The political uses and abuses of 'gender' in translation
DOI:
https://doi.org/10.33919/esnbu.25.2.3Keywords:
gender, translation, Bulgaria, Istanbul convention, anti-gender movementsAbstract
The paper attends to the relationship between translation, language, and politics, focusing on the appropriation of the key Anglo-American feminist term 'gender' into Bulgarian and its political uses and abuses in the recent context of the global crusade against the so called 'gender ideology'. It traces the troubled history of the term which was transplanted in the post-communist world in the 1990s via translation but has not been well translated and understood in Bulgarian society. Through an array of specific examples from diverse registers such as academic publications, institutional policy papers, and EU documents in translation, the paper aims to show how inconsistency and inaccuracy in translation practices have had political consequences during and after the campaign against the ratification of the Istanbul convention on the prevention and combating of violence against women, when the term was highly contested and emptied out of meaning.
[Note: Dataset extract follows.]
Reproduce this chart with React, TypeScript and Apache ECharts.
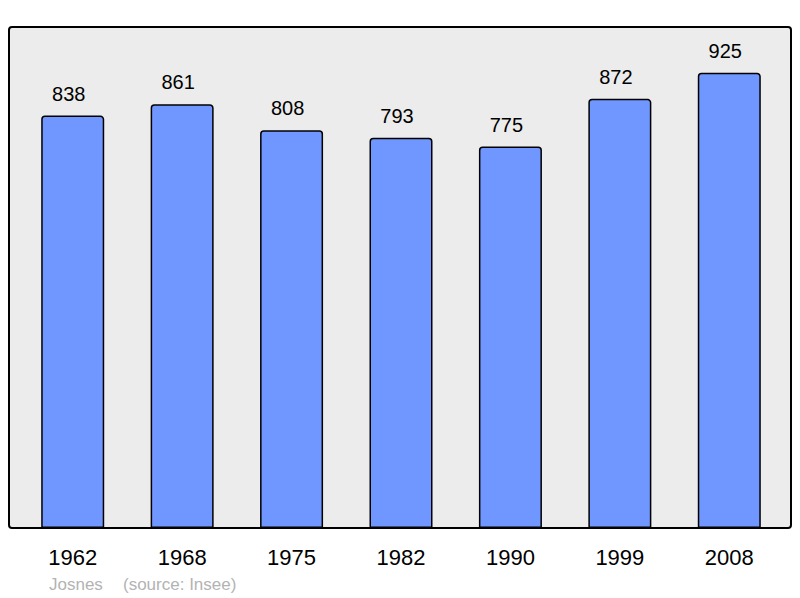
import React, { useEffect, useRef } from "react";
import * as echarts from "echarts";

const years = ["1962", "1968", "1975", "1982", "1990", "1999", "2008"];
const population = [838, 861, 808, 793, 775, 872, 925];
const footerAuthor = "Josnes";
const footerSource = "(source: Insee)";

const FONT = "'Liberation Sans', Arial, sans-serif";

export default function App() {
  const ref = useRef<HTMLDivElement>(null);
  useEffect(() => {
    if (!ref.current) return;
    const chart = echarts.init(ref.current, undefined, { renderer: "svg" });
    chart.setOption({
      animation: false,
      backgroundColor: "#ffffff",
      grid: { left: 18, right: 16, top: 27, bottom: 70, containLabel: false },
      graphic: [
        {
          type: "rect",
          z: -1,
          shape: { x: 9, y: 27, width: 782, height: 501, r: 3 },
          style: { fill: "#ececec", stroke: "#000000", lineWidth: 2 },
        },
        {
          type: "text",
          x: 49,
          y: 584,
          style: {
            text: footerAuthor,
            font: `17px ${FONT}`,
            fill: "#b3b3b3",
            verticalAlign: "middle",
          },
        },
        {
          type: "text",
          x: 123,
          y: 584,
          style: {
            text: footerSource,
            font: `17px ${FONT}`,
            fill: "#b3b3b3",
            verticalAlign: "middle",
          },
        },
      ],
      xAxis: {
        type: "category",
        data: years,
        axisLine: { show: false },
        axisTick: { show: false },
        axisLabel: { color: "#000", fontSize: 22, fontFamily: FONT, margin: 18 },
      },
      yAxis: {
        type: "value",
        min: 0,
        max: 1018,
        show: false,
        splitLine: { show: false },
      },
      series: [
        {
          type: "bar",
          data: population,
          barWidth: 63,
          itemStyle: {
            color: "#7096ff",
            borderColor: "#000000",
            borderWidth: 1.5,
            borderRadius: [3, 3, 0, 0],
          },
          label: {
            show: true,
            position: "top",
            distance: 12,
            offset: [-4, 0],
            color: "#000",
            fontSize: 20,
            fontFamily: FONT,
          },
        },
      ],
    });
    return () => chart.dispose();
  }, []);
  return <div ref={ref} style={{ width: 800, height: 598, position: "absolute", left: 0, top: 0 }} />;
}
It is argued that conservative forces have instrumentalized the linguistic confusion surrounding ambiguous and poor translations of the term 'gender' to trigger deeper fears and prejudices related to women's equality, transgender rights, and the EU liberal agenda. Working at the intersection of feminist politics of location and politics of translation, the paper poses questions about the limits of translatability and applicability of major transnational feminist terms. It also offers some options for getting out of the gender impasse in Bulgarian translation.